Reste qu’au XIXe siècle, le poncif de la ruine ne touche pas seulement la description touristique, mais également le discours littéraire. Une rhétorique aux figures imposées et conventionnelles se développe autour du motif. « Lyrisme du vide et de la désolation, méditation sur la fuite du temps, l’engloutissement des empires, la brièveté de la vie humaine » reviennent comme des leitmotivs. Rien de neuf depuis l’Invocation de Volney, si ce n’est l’ironie que cet état de choses inspire à Flaubert, Mérimée ou Gautier. « De la ruine en somme, il n’y a rien à dire qui ne relève du déjà-vu et du déjà-écrit et, ce qui est pire, un déjà-vu défiguré par l’usage « bourgeois » qu’en a fait la modernité. » Trop de ruines ont tué les ruines.
C’est que parallèlement à cet essoufflement partiel par trop-plein et galvaudage, Michel Makarius note soigneusement que la fin du XIXe siècle correspond aussi à un profond renouveau des études archéologiques, notamment en matière d’architecture, et à une véritable invention de la notion de protection du patrimoine, avec l’apparition du dilemme, toujours actuel sous ses formes diverses : conserver ou restaurer ? Et l’on voit alors se profiler, dans l’art comme ailleurs, un travail de la ruine autour de la célébration du souvenir ou du devoir de mémoire, progressivement. Mais ce sont les directions beaucoup plus radicales empruntées par Charles Simonds ou par Gordon Matta-Clark sur lesquelles l’auteur déploie toute sa capacité d’analyse du présent du vestige, ou de la ruine provoquée, et de la manière dont leur esprit s’est insinué avec une certaine ruse au cœur de l’architecture contemporaine – en explorant aussi certaines directions évoquées par le Patrick Imbert de « Week-end à Oswiecim » ou « Week-end à Pripiat ». Après un détour nécessaire par Walter Benjamin, la ruine peut encore s’exprimer dans l’art de Kurt Schwitters, de George Grosz, de Carel Willink, de Joseph Beuys ou d’Anselm Kiefer. En glissant à la fin du vingtième siècle de la ruine au déchet, sans doute plus caractéristique désormais d’une époque en surconsommation et en surchauffe, le champ sémantique s’accroît et se précise, et l’art s’y renouvelle encore, tandis que se développe l’archéologie industrielle et la prise en compte sociale et politique de la friche (et l’on songera certainement au magnifique travail des « Lieux infinis ».
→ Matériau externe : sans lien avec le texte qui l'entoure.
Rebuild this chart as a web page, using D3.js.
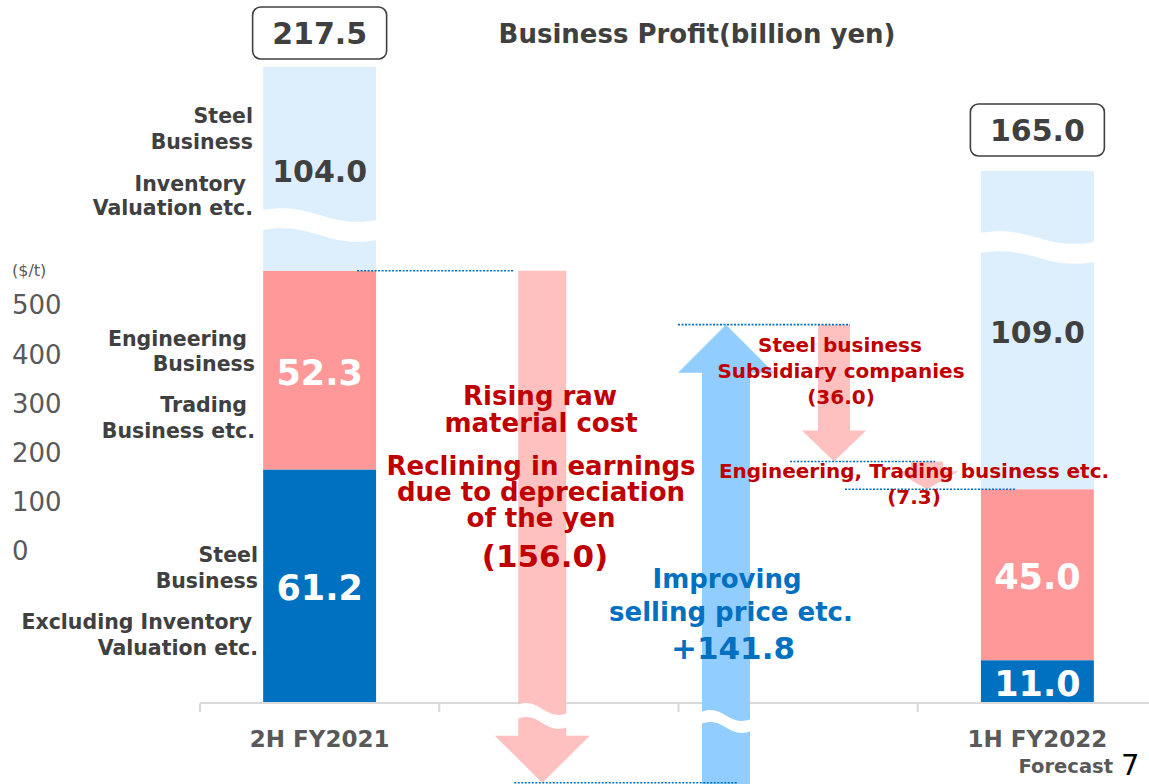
<!DOCTYPE html>
<html><head><meta charset="utf-8">
<script src="https://cdn.jsdelivr.net/npm/d3@7"></script>
<style>
body{margin:0;background:#fff}
svg{display:block}
text{font-family:"DejaVu Sans",Verdana,sans-serif}
</style>
</head><body>
<svg id="c" width="1149" height="784"></svg>
<script>
// ---------------- data ----------------
const categories = ["2H FY2021", "", "", "1H FY2022"];
const categorySub = ["", "", "", "Forecast"];
// stacked segments bottom -> top : steel excl. inventory, engineering/trading, inventory valuation
const startSegments = [61.2, 52.3, 104.0];
const endSegments = [11.0, 45.0, 109.0];
const totals = [217.5, 165.0];
// waterfall steps between the two bars
const stepValues = [-156.0, 141.8, -36.0, -7.3];
const stepLabels = [
  ["Rising raw", "material cost", "Reclining in earnings", "due to depreciation", "of the yen", "(156.0)"],
  ["Improving", "selling price etc.", "+141.8"],
  ["Steel business", "Subsidiary companies", "(36.0)"],
  ["Engineering, Trading business etc.", "(7.3)"]
];
const startSegLabels = [
  ["Steel", "Business", "Excluding Inventory", "Valuation etc."],
  ["Engineering", "Business", "Trading", "Business etc."],
  ["Steel", "Business", "Inventory", "Valuation etc."]
];
const yTickValues = [0, 100, 200, 300, 400, 500];
const yUnit = "($/t)";
const title = "Business Profit(billion yen)";
const pageNumber = "7";

// ---------------- setup ----------------
const svg = d3.select("#c");
const W = 1149, H = 784;
const C = {
  dark: "#404040", grey: "#595959", red: "#C00000", blue: "#0070C0",
  steel: "#0070C0", eng: "#FF9999", inv: "#DDEFFC",
  pinkArrow: "#FFC0C0", blueArrow: "#91CEFF", axis: "#D9D9D9"
};
const segColors = [C.steel, C.eng, C.inv];

const x = d3.scaleBand().domain(d3.range(categories.length)).range([200, 1157]);
const barW = x.bandwidth() * 0.472;
// value scale (negative side compressed: broken axis)
const y = d3.scaleLinear().domain([-100, 0, 120]).range([892, 702, 246]);
// broken upper part: totals map to the bar tops
const yTop = d3.scaleLinear().domain([165.0, 217.5]).range([171, 67]);

function txt(g, xx, cy, s, size, weight, color, anchor) {
  return g.append("text").attr("x", xx).attr("y", cy + size * 0.36)
    .attr("font-size", size).attr("font-weight", weight).attr("fill", color)
    .attr("text-anchor", anchor || "middle").text(s);
}
// multi-line block as one text element: lines = [[x, cy, string, size], ...]
function block(g, lines, weight, color, anchor) {
  const t = g.append("text").attr("font-weight", weight).attr("fill", color)
    .attr("text-anchor", anchor || "middle");
  lines.forEach(l => t.append("tspan").attr("x", l[0]).attr("y", l[1] + l[3] * 0.36)
    .attr("font-size", l[3]).text(l[2]));
  return t;
}
function wavePath(x0, x1, yt, dy, t) {
  const w = x1 - x0;
  return `M${x0 - 1},${yt} C${x0 + w * 0.45},${yt - 9} ${x0 + w * 0.55},${yt + dy + 9} ${x1 + 1},${yt + dy}` +
    ` L${x1 + 1},${yt + dy + t} C${x0 + w * 0.55},${yt + dy + t + 9} ${x0 + w * 0.45},${yt + t - 9} ${x0 - 1},${yt + t} Z`;
}
function arrowPath(cx, y0, y1, sw, hw, hl) {
  const s = y1 > y0 ? 1 : -1;
  const len = Math.abs(y1 - y0);
  const h = Math.min(hl, len * 0.65);
  const yb = y1 - s * h;
  return `M${cx - sw / 2},${y0} L${cx + sw / 2},${y0} L${cx + sw / 2},${yb} L${cx + hw / 2},${yb} L${cx},${y1} L${cx - hw / 2},${yb} L${cx - sw / 2},${yb} Z`;
}

// ---------------- axis ----------------
const gAxis = svg.append("g");
gAxis.append("line").attr("x1", x(0)).attr("x2", W).attr("y1", 703).attr("y2", 703)
  .attr("stroke", C.axis).attr("stroke-width", 2);
gAxis.selectAll("line.tick").data(d3.range(categories.length)).join("line")
  .attr("class", "tick").attr("x1", d => x(d)).attr("x2", d => x(d))
  .attr("y1", 703).attr("y2", 712).attr("stroke", C.axis).attr("stroke-width", 2);
categories.forEach((c, i) => {
  if (c) txt(gAxis, x(i) + x.bandwidth() / 2, 739, c, 23, "bold", C.grey);
  if (categorySub[i]) txt(gAxis, 1113, 766, categorySub[i], 19.5, "bold", C.grey, "end");
});
txt(svg, 1121, 765, pageNumber, 29, "normal", "#000", "start");

// leftover $/t tick labels
const yT = d3.scaleLinear().domain([0, 500]).range([551, 305]);
const gY = svg.append("g");
txt(gY, 12, 270, yUnit, 16, "normal", C.grey, "start");
yTickValues.forEach(v => txt(gY, 12, yT(v), d3.format("d")(v), 26, "normal", C.grey, "start"));

// title
txt(svg, 697, 34, title, 26, "bold", C.dark);

// ---------------- stacked bars ----------------
const bars = [
  { i: 0, segs: startSegments, total: totals[0], box: 8, wave: { y: 210, dy: 10 } },
  { i: 3, segs: endSegments, total: totals[1], box: 15, wave: { y: 233, dy: 9 } }
];
const gBars = svg.append("g");
bars.forEach(b => {
  const x0 = x(b.i) + (x.bandwidth() - barW) / 2;
  const cx = x(b.i) + x.bandwidth() / 2;
  let acc = 0;
  b.segs.forEach((v, k) => {
    const yb = y(acc);
    const yt = k === b.segs.length - 1 ? yTop(b.total) : y(acc + v);
    acc += v;
    gBars.append("rect").attr("x", x0).attr("y", yt).attr("width", barW).attr("height", yb - yt)
      .attr("fill", segColors[k]);
    const light = k === 2;
    txt(gBars, cx, (yt + yb) / 2 + 2, d3.format(".1f")(v), light ? 30 : 35, "bold", light ? C.dark : "#fff");
  });
  // break wave on the top segment
  gBars.append("path").attr("d", wavePath(x0, x0 + barW, b.wave.y, b.wave.dy, 20)).attr("fill", "#fff");
  // total box
  const tTop = yTop(b.total);
  gBars.append("rect").attr("x", cx - 67).attr("y", tTop - b.box - 52).attr("width", 134).attr("height", 52)
    .attr("rx", 8).attr("fill", "#fff").attr("stroke", C.dark).attr("stroke-width", 1.6);
  txt(gBars, cx, tTop - b.box - 26, d3.format(".1f")(b.total), 30, "bold", C.dark);
});
// left-side segment descriptions
const gL = svg.append("g");
const lblX = [[258, 258, 252, 258], [247, 255, 247, 255], [253, 253, 246, 253]];
const lblY = [[555, 581, 622, 648], [339, 364, 405, 431], [116, 142, 184, 208]];
startSegLabels.forEach((lines, k) => lines.forEach((s, j) =>
  txt(gL, lblX[k][j], lblY[k][j], s, 20.5, "bold", C.dark, "end")));

// ---------------- waterfall arrows ----------------
const levels = [startSegments[0] + startSegments[1]];
stepValues.forEach(v => levels.push(+(levels[levels.length - 1] + v).toFixed(1)));
const arrows = [
  { cx: x(1) + 103, sw: 48, hw: 95, hl: 47, fill: C.pinkArrow, wave: { y: 705, dy: 8, t: 14 } },
  { cx: x(2) + 47.5, sw: 48, hw: 96, hl: 48, fill: C.blueArrow, wave: { y: 712, dy: 7, t: 12 } },
  { cx: x(2) + 155.5, sw: 32, hw: 64, hl: 31, fill: C.pinkArrow },
  { cx: x(2) + 248.5, sw: 32, hw: 63, hl: 31, fill: C.pinkArrow }
];
const gA = svg.append("g");
stepValues.forEach((v, k) => {
  const a = arrows[k];
  let y0 = y(levels[k]), y1 = y(levels[k + 1]);
  if (k === 1) y0 += 4;
  gA.append("path").attr("d", arrowPath(a.cx, y0, y1, a.sw, a.hw, a.hl)).attr("fill", a.fill);
  if (a.wave) gA.append("path")
    .attr("d", wavePath(a.cx - a.sw / 2, a.cx + a.sw / 2, a.wave.y, a.wave.dy, a.wave.t)).attr("fill", "#fff");
});

// dotted connectors
const dots = [
  [x(0) + (x.bandwidth() + barW) / 2 - 19, arrows[0].cx - 28, levels[0]],
  [arrows[0].cx - 28, arrows[1].cx + 12, levels[1]],
  [arrows[1].cx - 48, arrows[2].cx + 16, levels[2]],
  [arrows[2].cx - 44, arrows[3].cx + 8, levels[3]],
  [arrows[3].cx - 82, x(3) + (x.bandwidth() - barW) / 2 + 35, levels[4]]
];
svg.append("g").selectAll("line").data(dots).join("line")
  .attr("x1", d => d[0]).attr("x2", d => d[1])
  .attr("y1", d => y(d[2])).attr("y2", d => y(d[2]))
  .attr("stroke", C.blue).attr("stroke-width", 1.6).attr("stroke-dasharray", "2,1.5");

// step texts
const gT = svg.append("g");
const L0 = stepLabels[0];
block(gT, [[540, 396, L0[0], 26], [541, 423, L0[1], 26]], "bold", C.red);
block(gT, [[541, 466, L0[2], 26], [541, 492, L0[3], 26], [541, 518, L0[4], 26]], "bold", C.red);
txt(gT, 545, 556, L0[5], 31, "bold", C.red);
const L1 = stepLabels[1];
block(gT, [[727, 579, L1[0], 26], [731, 612, L1[1], 26]], "bold", C.blue);
txt(gT, 733, 648, L1[2], 31, "bold", C.blue);
const L2 = stepLabels[2];
block(gT, [[840, 345, L2[0], 20], [841, 371, L2[1], 20], [841, 397, L2[2], 20]], "bold", C.red);
const L3 = stepLabels[3];
block(gT, [[914, 471, L3[0], 20], [914, 497, L3[1], 20]], "bold", C.red);
</script>
</body></html>
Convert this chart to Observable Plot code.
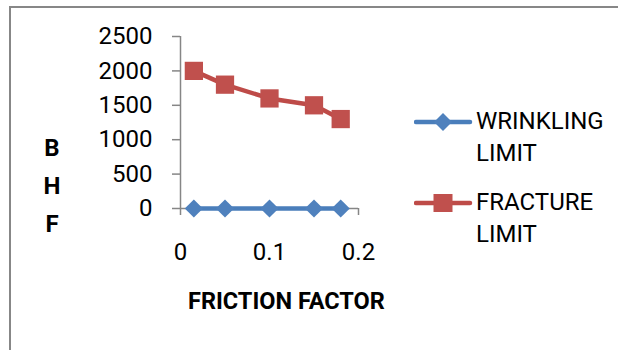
<!DOCTYPE html>
<html><head><meta charset="utf-8">
<script src="https://cdn.jsdelivr.net/npm/d3@7"></script>
<script src="https://cdn.jsdelivr.net/npm/@observablehq/plot@0.6"></script>
<style>
body{margin:0;background:#fff;font-family:Roboto,sans-serif;}
#wrap{position:relative;width:618px;height:350px;overflow:hidden;background:#fff;}
#frame{position:absolute;left:9px;top:6px;width:640px;height:400px;border:2px solid #878787;box-sizing:border-box;}
#chart{position:absolute;left:0;top:0;}
.lg{position:absolute;left:414px;display:flex;align-items:flex-start;}
.lg .t{font-size:24px;line-height:32px;color:#000;}
#ylab{position:absolute;left:40px;top:129px;width:24px;text-align:center;font-weight:bold;font-size:24px;line-height:38px;}
#xlab{position:absolute;left:188px;top:286px;font-weight:bold;font-size:23.5px;line-height:30px;white-space:nowrap;}
</style></head><body>
<div id="wrap">
  <div id="frame"></div>
  <div id="chart"></div>
  <div id="ylab">B<br>H<br>F</div>
  <div id="xlab"></div>
  <div id="legend"></div>
</div>
<script>
const friction = [0.015, 0.05, 0.1, 0.15, 0.18];
const wrinklingLimit = [0, 0, 0, 0, 0];
const fractureLimit = [2000, 1800, 1600, 1500, 1300];
const seriesNames = ["WRINKLING LIMIT", "FRACTURE LIMIT"];
const yTicks = [0, 500, 1000, 1500, 2000, 2500];
const xTicks = [0, 0.1, 0.2];
const xEndTicks = [0, 0.2];
const xTitle = "FRICTION FACTOR";

const blue = "#4f81bd", blueLine = "#4a7ebb";
const red = "#c0504d", redLine = "#be4b48";
const axisGray = "#868686";

const wr = friction.map((f, i) => ({f, v: wrinklingLimit[i]}));
const fr = friction.map((f, i) => ({f, v: fractureLimit[i]}));

const chart = Plot.plot({
  width: 618, height: 350,
  marginLeft: 180, marginRight: 260, marginTop: 36, marginBottom: 142,
  x: {domain: [0, 0.2]},
  y: {domain: [0, 2500]},
  style: {fontFamily: "Roboto, sans-serif", fontSize: "24px", background: "transparent", overflow: "visible", color: "#000"},
  marks: [
    Plot.ruleX([0], {stroke: axisGray, strokeWidth: 1.5}),
    Plot.ruleY([0], {stroke: axisGray, strokeWidth: 1.5}),
    Plot.axisY({ticks: yTicks, tickSize: 8, tickPadding: 20, stroke: axisGray, fill: "#000", label: null, fontSize: 24, strokeWidth: 1.5, tickFormat: d => String(d)}),
    Plot.axisX({ticks: xEndTicks, tickSize: 7, tickFormat: () => "", stroke: axisGray, label: null, strokeWidth: 1.5}),
    Plot.axisX({ticks: xTicks, tickSize: 0, tickPadding: 34, fill: "#000", label: null, fontSize: 24, tickFormat: d => String(d)}),
    Plot.line(wr, {x: "f", y: "v", stroke: blueLine, strokeWidth: 4.5, strokeLinejoin: "round"}),
    Plot.line(fr, {x: "f", y: "v", stroke: redLine, strokeWidth: 4.5, strokeLinejoin: "round"}),
    Plot.dot(wr, {x: "f", y: "v", symbol: "diamond2", r: 8.2, fill: blue, stroke: "none"}),
    Plot.dot(fr, {x: "f", y: "v", symbol: "square", r: 10.3, fill: red, stroke: "none"})
  ]
});
document.getElementById("chart").appendChild(chart);
document.getElementById("xlab").textContent = xTitle;

const legend = document.getElementById("legend");
const tops = [105, 186];
const swatches = [
  `<svg width="62" height="32"><line x1="2" y1="17" x2="56" y2="17" stroke="${blueLine}" stroke-width="4.5" stroke-linecap="round"/><path d="M29,8 L38,17 L29,26 L20,17 Z" fill="${blue}"/></svg>`,
  `<svg width="62" height="32"><line x1="2" y1="17" x2="56" y2="17" stroke="${redLine}" stroke-width="4.5" stroke-linecap="round"/><rect x="19.5" y="8" width="19" height="18" fill="${red}"/></svg>`
];
seriesNames.forEach((name, i) => {
  const d = document.createElement("div");
  d.className = "lg";
  d.style.top = tops[i] + "px";
  const parts = name.split(" ");
  d.innerHTML = swatches[i] + `<div class="t">${parts[0]}<br>${parts.slice(1).join(" ")}</div>`;
  legend.appendChild(d);
});
</script>
</body></html>
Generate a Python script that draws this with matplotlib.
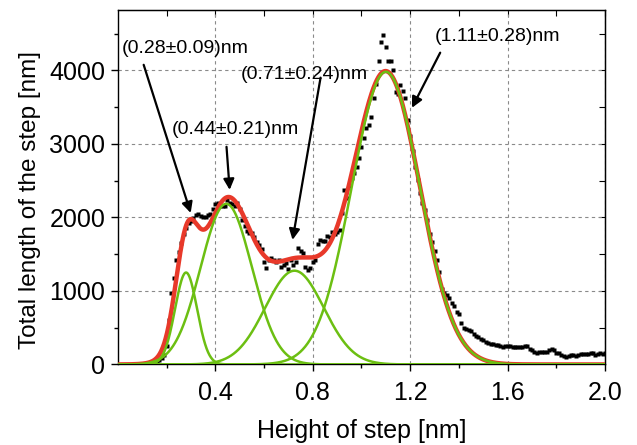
import numpy as np
import matplotlib.pyplot as plt

plt.rcParams['font.family'] = ['Liberation Sans', 'DejaVu Sans']

# measured histogram (bin centres every 0.01 nm from 0.15 to 2.00)
heights = np.round(np.arange(0.15, 2.001, 0.01), 2)
lengths = [
    15, 30, 60, 90, 130, 250, 600, 970, 1170, 1420,
    1530, 1650, 1780, 1850, 1920, 1950, 1990, 2030, 2050, 2020,
    2010, 2000, 2035, 2040, 2110, 2180, 2190, 2160, 2150, 2150,
    2230, 2200, 2180, 2150, 2200, 2120, 1960, 1880, 1820, 1785,
    1785, 1740, 1670, 1630, 1570, 1400, 1310, 1420, 1445, 1420,
    1400, 1420, 1325, 1350, 1380, 1295, 1420, 1355, 1400, 1580,
    1540, 1510, 1330, 1290, 1310, 1400, 1420, 1640, 1690, 1680,
    1680, 1750, 1740, 1800, 1770, 1800, 1830, 2060, 2370, 2260,
    2420, 2540, 2600, 2690, 2810, 2960, 3080, 3210, 3260, 3360,
    3620, 3820, 4120, 4390, 4480, 4320, 4130, 4120, 4010, 3710,
    3680, 3800, 3720, 3620, 3330, 3100, 2900, 2690, 2510, 2330,
    2190, 2100, 1960, 1780, 1670, 1540, 1420, 1260, 1020, 970,
    950, 910, 840, 790, 720, 680, 560, 490, 480, 470,
    450, 420, 390, 370, 340, 330, 300, 290, 280, 275,
    265, 260, 245, 240, 250, 250, 245, 240, 235, 235,
    240, 240, 245, 250, 215, 195, 170, 160, 165, 175,
    170, 175, 200, 205, 190, 160, 155, 130, 110, 100,
    115, 130, 125, 115, 130, 145, 140, 145, 140, 155,
    160, 130, 140, 150, 145, 150,
]

# gaussian fit components
peak_centres = [0.28, 0.445, 0.725, 1.10]
peak_sigmas = [0.045, 0.105, 0.12, 0.14]
peak_amps = [1250, 2185, 1275, 3980]
peak_labels = ['(0.28±0.09)nm', '(0.44±0.21)nm', '(0.71±0.24)nm', '(1.11±0.28)nm']

# annotation placement: text centre, arrow tail, arrow tip (data coords)
label_pos = [(0.276, 4300), (0.481, 3190), (0.764, 3940), (1.56, 4455)]
arrow_tail = [(0.106, 4075), (0.446, 2960), (0.832, 3900), (1.323, 4240)]
arrow_tip = [(0.299, 2060), (0.459, 2374), (0.717, 1694), (1.207, 3490)]

green = '#6cbf12'
red = '#e8392a'

xs = np.linspace(0, 2, 1000)
comps = [a * np.exp(-(xs - c) ** 2 / (2 * s ** 2))
         for c, s, a in zip(peak_centres, peak_sigmas, peak_amps)]
total = np.sum(comps, axis=0)

fig = plt.figure(figsize=(6.37, 4.45), dpi=100)
ax = fig.add_axes([0.185, 0.181, 0.765, 0.7965])

ax.plot(heights, lengths, 's', color='black', ms=3.5, mec='none', zorder=2)
ax.plot(xs, total, color=red, lw=3.2, zorder=3)
for comp in comps:
    ax.plot(xs, comp, color=green, lw=1.8, zorder=4)

for lab, tp, tail, tip in zip(peak_labels, label_pos, arrow_tail, arrow_tip):
    ax.text(tp[0], tp[1], lab, fontsize=14, ha='center', va='center', zorder=6)
    ax.annotate('', xy=tip, xytext=tail,
                arrowprops=dict(arrowstyle='-|>', color='black', lw=1.6,
                                mutation_scale=16, shrinkA=0, shrinkB=0),
                zorder=6)

ax.set_xlim(0, 2.0)
ax.set_ylim(0, 4820)
ax.set_xticks([0.4, 0.8, 1.2, 1.6, 2.0])
ax.set_xticks(np.arange(0.2, 2.0, 0.2), minor=True)
ax.set_yticks([0, 1000, 2000, 3000, 4000])
ax.set_yticks(np.arange(500, 4800, 500), minor=True)
ax.set_xticklabels(['0.4', '0.8', '1.2', '1.6', '2.0'])
ax.grid(True, which='major', color='#8a8a8a', ls=(0, (3, 3)), lw=0.8)
ax.tick_params(which='major', direction='out', length=5, labelsize=18, width=1)
ax.tick_params(which='minor', direction='out', length=3, width=1)
ax.tick_params(axis='x', pad=7)
ax.tick_params(axis='y', pad=4)

# inward ticks on the top and right frame
top = ax.secondary_xaxis('top')
top.set_xticks(np.arange(0.2, 2.01, 0.2))
top.tick_params(direction='in', length=4, labeltop=False)
right = ax.secondary_yaxis('right')
right.set_yticks(np.arange(500, 4800, 500))
right.tick_params(direction='in', length=4, labelright=False)

for sp in ax.spines.values():
    sp.set_linewidth(1)

ax.set_xlabel('Height of step [nm]', fontsize=18, labelpad=10)
ax.set_ylabel('Total length of the step [nm]', fontsize=17.5)
ax.yaxis.set_label_coords(-0.158, 0.465)

fig.savefig('out.png', dpi=100)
Mais que le langage paraisse structuré comme une souche géologique est un effet d’optique. En réalité, c’est l’inverse : les ruines, de même que le paysage, n’existent que par le regard qu’on leur porte. Nous avons vu ce regard se déployer dans l’art et la littérature, dans l’image et le verbe ; il anime l’épaisseur de la matière, à la fois solidifiée et rongée par les siècles. Comme un miroir, les ruines renvoient l’image de ceux qui les regardent, entre le souvenir de ce qui fut et l’espoir de ce qui sera, l’homme y contemple l’image familière du temps, son double.
Ruines de Michel Makarius, éditions Flammarion, collection Champs.